While reading RoryB's depressing account of his worst christmas experience ever, including drinking beer while going blind, I linked over to a page describing a finnish guy's attempt to make the longest word in the world. Coincidentally, Finnish is the closest relative in the language tree to Hungarian, both belonging to the finno-ugric branch of the Uralic family of languages. so I thought of having fun with creating longish words in Hungarian. When I was back there teaching and giving presentations on the language to new students, I used to pull out my own personal long word, which, while fairly nonsensical, was grammatically correct and, unlike the afore-mentioned finnish word, actually could be translated into some semblance of rather odd meaning. (and, yes, I did toy around with the idea of going back to school in Hungary to study linguistics, something my Hungarian teachers seemed to be proponents of)

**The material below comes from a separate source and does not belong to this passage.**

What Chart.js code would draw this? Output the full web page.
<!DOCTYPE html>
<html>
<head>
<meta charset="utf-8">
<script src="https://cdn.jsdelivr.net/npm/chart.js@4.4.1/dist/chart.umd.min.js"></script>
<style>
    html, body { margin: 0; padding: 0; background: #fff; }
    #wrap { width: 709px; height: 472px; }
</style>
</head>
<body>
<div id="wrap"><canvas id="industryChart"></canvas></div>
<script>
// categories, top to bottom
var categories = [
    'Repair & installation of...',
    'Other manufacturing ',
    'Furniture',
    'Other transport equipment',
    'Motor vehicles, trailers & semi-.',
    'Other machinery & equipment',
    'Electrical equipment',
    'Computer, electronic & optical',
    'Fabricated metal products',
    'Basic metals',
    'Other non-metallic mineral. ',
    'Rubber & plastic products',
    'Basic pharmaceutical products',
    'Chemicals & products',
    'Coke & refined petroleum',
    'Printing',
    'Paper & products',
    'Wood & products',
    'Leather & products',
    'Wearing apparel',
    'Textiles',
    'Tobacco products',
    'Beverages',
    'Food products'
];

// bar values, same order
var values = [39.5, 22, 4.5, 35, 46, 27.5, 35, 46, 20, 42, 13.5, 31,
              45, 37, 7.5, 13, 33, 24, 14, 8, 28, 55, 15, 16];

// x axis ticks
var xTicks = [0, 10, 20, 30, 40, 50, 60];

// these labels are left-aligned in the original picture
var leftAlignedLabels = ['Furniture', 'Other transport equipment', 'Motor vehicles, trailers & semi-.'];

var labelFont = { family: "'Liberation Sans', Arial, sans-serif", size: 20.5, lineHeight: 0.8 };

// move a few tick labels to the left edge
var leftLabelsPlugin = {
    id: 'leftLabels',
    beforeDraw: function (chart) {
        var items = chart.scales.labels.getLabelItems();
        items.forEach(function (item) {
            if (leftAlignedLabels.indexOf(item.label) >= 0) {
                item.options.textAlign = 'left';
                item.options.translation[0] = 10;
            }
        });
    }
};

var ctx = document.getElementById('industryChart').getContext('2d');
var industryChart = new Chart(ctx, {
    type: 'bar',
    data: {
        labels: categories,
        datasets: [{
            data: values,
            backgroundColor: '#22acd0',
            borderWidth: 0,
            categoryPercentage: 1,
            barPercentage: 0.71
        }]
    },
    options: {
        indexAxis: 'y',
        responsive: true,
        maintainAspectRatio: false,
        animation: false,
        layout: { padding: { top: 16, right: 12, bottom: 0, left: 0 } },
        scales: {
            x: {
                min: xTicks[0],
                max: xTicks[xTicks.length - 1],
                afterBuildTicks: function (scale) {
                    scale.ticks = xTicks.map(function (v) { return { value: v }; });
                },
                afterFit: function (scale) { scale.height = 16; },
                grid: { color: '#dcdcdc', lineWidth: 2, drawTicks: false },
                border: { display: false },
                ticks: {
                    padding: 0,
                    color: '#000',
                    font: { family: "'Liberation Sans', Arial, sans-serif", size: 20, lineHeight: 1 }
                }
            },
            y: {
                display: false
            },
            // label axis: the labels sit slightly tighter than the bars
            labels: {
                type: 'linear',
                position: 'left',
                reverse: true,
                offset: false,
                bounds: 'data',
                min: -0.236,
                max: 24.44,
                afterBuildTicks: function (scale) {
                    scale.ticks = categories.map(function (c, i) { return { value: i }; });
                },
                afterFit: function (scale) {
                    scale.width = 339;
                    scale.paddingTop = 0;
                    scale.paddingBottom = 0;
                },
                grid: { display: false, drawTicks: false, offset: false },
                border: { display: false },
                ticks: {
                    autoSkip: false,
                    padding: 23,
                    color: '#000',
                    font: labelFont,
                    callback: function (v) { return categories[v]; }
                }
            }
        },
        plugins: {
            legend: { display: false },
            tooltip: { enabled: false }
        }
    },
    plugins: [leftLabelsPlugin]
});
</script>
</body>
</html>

Hungarian (and apparently Finnish) is considered an agglutinative language, which means that, rather than adding helper words to enhance the meaning of another word, you can add prefixes and suffixes. So, being the annoying foreigner who just happened to be fluent in the language and loved to annoy people with that fact (especially when playing Hungarian scrabble), I started thinking of a nice word. Now, I'll give a description of its creation, leaving out the accents on the letters, mostly because they are annoying to write in HTML. :)
So - salt (n)
Sos - salty (adj)
Sosabb - saltier (adj)
Sosabbit - make saltier (v)
Sosabbithat - be able to make saltier (v)
Sosabbithatatlan - not be able to make saltier (v)

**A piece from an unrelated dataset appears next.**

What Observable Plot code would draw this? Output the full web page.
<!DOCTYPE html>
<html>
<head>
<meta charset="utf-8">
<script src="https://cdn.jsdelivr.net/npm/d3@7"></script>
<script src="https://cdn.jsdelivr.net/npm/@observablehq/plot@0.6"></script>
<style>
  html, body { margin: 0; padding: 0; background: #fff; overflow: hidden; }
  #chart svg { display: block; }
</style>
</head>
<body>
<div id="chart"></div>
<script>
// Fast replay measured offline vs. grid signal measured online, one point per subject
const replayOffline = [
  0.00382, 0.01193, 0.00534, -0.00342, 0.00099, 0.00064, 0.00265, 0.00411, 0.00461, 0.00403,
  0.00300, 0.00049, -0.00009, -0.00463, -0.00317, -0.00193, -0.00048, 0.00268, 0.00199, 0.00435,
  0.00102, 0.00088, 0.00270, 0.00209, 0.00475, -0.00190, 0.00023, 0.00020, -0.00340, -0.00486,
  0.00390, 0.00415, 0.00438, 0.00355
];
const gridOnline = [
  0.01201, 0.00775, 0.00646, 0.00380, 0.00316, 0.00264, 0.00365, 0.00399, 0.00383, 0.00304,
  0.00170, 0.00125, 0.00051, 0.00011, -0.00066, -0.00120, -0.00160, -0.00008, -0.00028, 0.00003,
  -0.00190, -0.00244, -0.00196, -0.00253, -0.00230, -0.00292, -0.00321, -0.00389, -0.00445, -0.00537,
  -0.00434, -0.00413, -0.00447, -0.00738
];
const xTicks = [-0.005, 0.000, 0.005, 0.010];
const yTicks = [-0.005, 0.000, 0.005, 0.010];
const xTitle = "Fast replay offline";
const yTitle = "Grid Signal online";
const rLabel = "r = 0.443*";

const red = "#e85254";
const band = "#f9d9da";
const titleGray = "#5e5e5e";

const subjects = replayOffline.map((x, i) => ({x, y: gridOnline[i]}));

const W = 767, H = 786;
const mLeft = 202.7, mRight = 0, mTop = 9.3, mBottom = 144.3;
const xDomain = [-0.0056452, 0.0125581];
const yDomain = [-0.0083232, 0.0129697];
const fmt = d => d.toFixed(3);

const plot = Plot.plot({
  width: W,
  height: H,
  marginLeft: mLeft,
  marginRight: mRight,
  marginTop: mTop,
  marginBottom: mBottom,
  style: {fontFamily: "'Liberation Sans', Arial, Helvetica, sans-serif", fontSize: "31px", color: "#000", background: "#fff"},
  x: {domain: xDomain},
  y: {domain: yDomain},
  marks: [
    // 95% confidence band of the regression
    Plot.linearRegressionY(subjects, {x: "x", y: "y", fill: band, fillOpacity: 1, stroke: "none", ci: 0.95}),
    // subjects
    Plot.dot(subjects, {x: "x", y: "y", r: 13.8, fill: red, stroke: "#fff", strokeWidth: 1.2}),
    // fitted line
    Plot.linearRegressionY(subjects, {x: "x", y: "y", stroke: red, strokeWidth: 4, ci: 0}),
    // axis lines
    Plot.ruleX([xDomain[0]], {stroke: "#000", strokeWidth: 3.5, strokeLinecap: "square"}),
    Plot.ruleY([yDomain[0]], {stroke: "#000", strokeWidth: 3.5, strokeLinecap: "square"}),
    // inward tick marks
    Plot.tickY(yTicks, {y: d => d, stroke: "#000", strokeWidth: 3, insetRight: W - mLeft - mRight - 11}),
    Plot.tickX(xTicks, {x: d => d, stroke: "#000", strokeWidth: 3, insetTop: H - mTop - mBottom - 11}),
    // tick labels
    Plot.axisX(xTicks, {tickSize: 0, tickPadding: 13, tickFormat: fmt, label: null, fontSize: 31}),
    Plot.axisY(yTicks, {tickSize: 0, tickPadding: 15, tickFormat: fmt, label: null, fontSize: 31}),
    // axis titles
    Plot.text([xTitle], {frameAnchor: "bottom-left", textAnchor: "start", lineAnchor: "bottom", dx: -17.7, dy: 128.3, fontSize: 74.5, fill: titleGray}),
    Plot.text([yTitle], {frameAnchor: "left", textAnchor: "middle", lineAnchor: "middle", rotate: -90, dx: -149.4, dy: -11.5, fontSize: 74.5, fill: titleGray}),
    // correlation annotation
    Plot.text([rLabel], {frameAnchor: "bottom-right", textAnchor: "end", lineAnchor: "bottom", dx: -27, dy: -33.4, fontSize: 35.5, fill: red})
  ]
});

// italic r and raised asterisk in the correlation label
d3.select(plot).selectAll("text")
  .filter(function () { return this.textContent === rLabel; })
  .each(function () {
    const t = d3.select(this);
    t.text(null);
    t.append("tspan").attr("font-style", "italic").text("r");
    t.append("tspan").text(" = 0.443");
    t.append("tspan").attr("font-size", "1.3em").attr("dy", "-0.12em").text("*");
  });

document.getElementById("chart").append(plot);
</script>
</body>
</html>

Sosabbithatatlansag - the state of not being able to make saltier (n), or not being able to make something saltier-ness
Needless to say, I got into many arguments with hungarians regarding the creation of this word and whether it could be considered a hungarian word. The main response I got was, “but nobody would ever use that,” which, to me, does not qualify something as “not a word.” In english, people rarely use the term “efficacy,” but it most definitely is a word. And, I was able to convince my hungarian teacher, Andras (and later, Maria), that it was a perfectly okay word, so there!

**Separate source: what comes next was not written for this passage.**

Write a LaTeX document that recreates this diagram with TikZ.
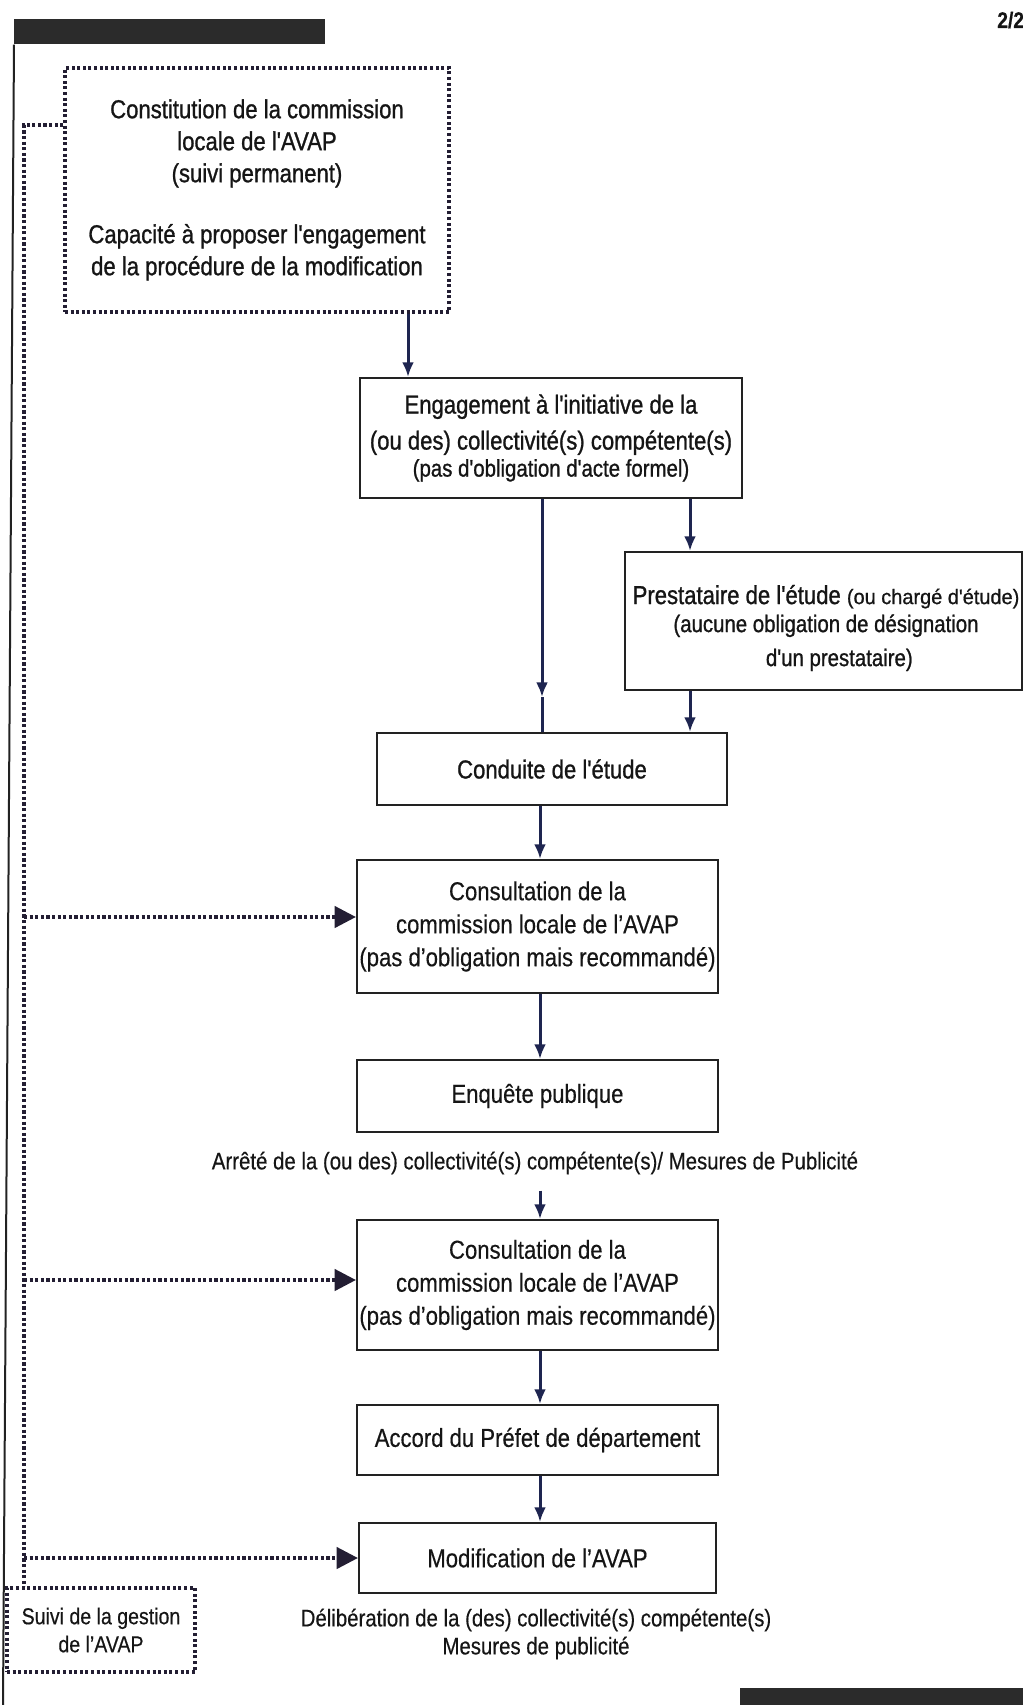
\documentclass[tikz,border=0pt]{standalone}
\usepackage{fontspec}
\setmainfont{Liberation Sans}[FakeStretch=0.85, FakeBold=0.4]
\newfontfamily\heavyF{Liberation Sans}[FakeStretch=0.85, FakeBold=1.0]
\newfontfamily\wideF{Liberation Sans}[FakeStretch=0.95, FakeBold=0.8]
\usetikzlibrary{arrows.meta,calc}
\definecolor{ink}{HTML}{151515}
\definecolor{navy}{HTML}{1E2550}
\definecolor{boxc}{HTML}{222222}
\definecolor{dotc}{HTML}{231E33}
\definecolor{barc}{HTML}{2B2B2B}
\newcommand\myNorm{\fontsize{19.5pt}{24.75pt}\selectfont}
\newcommand\mySmall{\fontsize{18pt}{21pt}\selectfont}
\begin{document}
\begin{tikzpicture}[x=0.75pt, y=-0.75pt,
  box/.style={draw=boxc, line width=1.6pt, rectangle, inner sep=0pt, align=center, text=ink, font=\myNorm},
  dbox/.style={draw=dotc, line width=2.4pt, dash pattern=on 2.2pt off 2pt, rectangle, inner sep=0pt, align=center, text=ink},
  arr/.style={draw=navy, line width=2.25pt, -{Latex[length=11pt,width=9pt]}},
  ln/.style={draw=navy, line width=2.25pt},
  fb/.style={draw=dotc, line width=2.6pt, dash pattern=on 2.4pt off 1.8pt},
  fbarr/.style={fb, -{Triangle[length=16pt,width=16pt]}},
  lbl/.style={align=center, text=ink, font=\mySmall, inner sep=0pt}
]
\useasboundingbox (0,0) rectangle (1023,1705);
\clip (0,0) rectangle (1023,1705);

% page decorations
\node[fill=barc, inner sep=0pt, minimum width=233.25pt, minimum height=18.75pt, anchor=north west] (topbar) at (14,19) {};
\coordinate (pagebottom) at (3,1705);
\draw[draw=boxc, line width=1.5pt] (topbar.south west) -- (pagebottom);
\node[fill=barc, inner sep=0pt, minimum width=212.25pt, minimum height=12.75pt, anchor=north west] (botbar) at (740,1688) {};
\node[anchor=base west, inner sep=0pt, text=ink, font={\fontsize{17pt}{19pt}\selectfont\bfseries}] (pg) at (997,28) {2/2};

% boxes
\node[dbox, minimum width=288pt, minimum height=183pt, font={\heavyF\fontsize{19.5pt}{24pt}\selectfont}] (comm) at (257,190)
  {Constitution de la commission\\locale de l'AVAP\\(suivi permanent)\\[21.75pt]Capacité à proposer l'engagement\\de la procédure de la modification};

\node[box, minimum width=286.5pt, minimum height=90pt, font={\heavyF\fontsize{19.5pt}{27pt}\selectfont}] (eng) at (551,438)
  {Engagement à l'initiative de la\\(ou des) collectivité(s) compétente(s)\\[-6.75pt]{\mySmall (pas d'obligation d'acte formel)}};

\node[box, minimum width=297.75pt, minimum height=103.5pt] (prest) at (823.5,621) {};
\node[lbl, font={\heavyF\fontsize{19.5pt}{25.5pt}\selectfont}] (presttxt) at (826,628)
  {Prestataire de l'étude {\wideF\fontsize{15.75pt}{18pt}\selectfont (ou chargé d'étude)}\\[-4.5pt]{\mySmall (aucune obligation de désignation}\\{\mySmall\hspace*{20pt}d'un prestataire)}};

\node[box, minimum width=262.5pt, minimum height=54pt, font={\heavyF\fontsize{19.5pt}{24pt}\selectfont}] (cond) at (552,769) {Conduite de l'étude};

\node[box, minimum width=270.75pt, minimum height=99.75pt] (cons1) at (537.5,926.5)
  {Consultation de la\\commission locale de l'AVAP\\(pas d'obligation mais recommandé)};

\node[box, minimum width=270.75pt, minimum height=54pt] (enq) at (537.5,1096) {Enquête publique};

\node[lbl] (arrete) at (535,1163) {Arrêté de la (ou des) collectivité(s) compétente(s)/ Mesures de Publicité};

\node[box, minimum width=270.75pt, minimum height=97.5pt] (cons2) at (537.5,1285)
  {Consultation de la\\commission locale de l'AVAP\\(pas d'obligation mais recommandé)};

\node[box, minimum width=270.75pt, minimum height=52.5pt] (accord) at (537.5,1440) {Accord du Préfet de département};

\node[box, minimum width=267.75pt, minimum height=52.5pt] (modif) at (537.5,1558) {Modification de l'AVAP};

\node[lbl] (delib) at (536,1634) {Délibération de la (des) collectivité(s) compétente(s)\\Mesures de publicité};

\node[dbox, minimum width=141pt, minimum height=63pt, font={\fontsize{17.25pt}{21pt}\selectfont}] (suivi) at (101,1630)
  {Suivi de la gestion\\de l'AVAP};

% solid connectors
\coordinate (xa) at (408,0);
\coordinate (xp) at (690,0);
\coordinate (xm) at (542,0);
\coordinate (xc) at (540,0);
\coordinate (mid) at (542,697);
\draw[arr] (comm.south -| xa) -- (eng.north -| xa);
\draw[arr] (eng.south -| xp) -- (prest.north -| xp);
\draw[arr] (eng.south -| xm) -- (mid);
\draw[ln] (mid) -- (cond.north -| mid);
\draw[arr] (prest.south -| xp) -- (cond.north -| xp);
\draw[arr] (cond.south -| xc) -- (cons1.north -| xc);
\draw[arr] (cons1.south -| xc) -- (enq.north -| xc);
\draw[arr] ([yshift=-12pt]arrete.south -| xc) -- (cons2.north -| xc);
\draw[arr] (cons2.south -| xc) -- (accord.north -| xc);
\draw[arr] (accord.south -| xc) -- (modif.north -| xc);

% feedback dotted connectors
\coordinate (fbtop) at (24,125);
\draw[fb] (comm.west |- fbtop) -- (fbtop) -- (fbtop |- suivi.north);
\coordinate (b1) at (24,917);
\coordinate (b2) at (24,1280);
\coordinate (b3) at (24,1558);
\draw[fbarr] (b1) -- (b1 -| cons1.west);
\draw[fbarr] (b2) -- (b2 -| cons2.west);
\draw[fbarr] (b3) -- (b3 -| modif.west);
\end{tikzpicture}
\end{document}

Speaking of these sorts of languages and word building, one game I miss from Hungarian, which isn't nearly as fun in English was a great game where the first person would put a letter down, then the next person would put another letter down either at the beginning or the end. Then, the next player would put a third letter either at the beginning of end, and, thusly, a word would start to form. The person who couldn't add a letter to either the beginning or the end and still maintain a path to a valid word lost. In english, it doesn't work too well, as there aren't too many prefixes and even fewer suffixes for words, so you can't keep adding letters to make more forms of the word. Sad.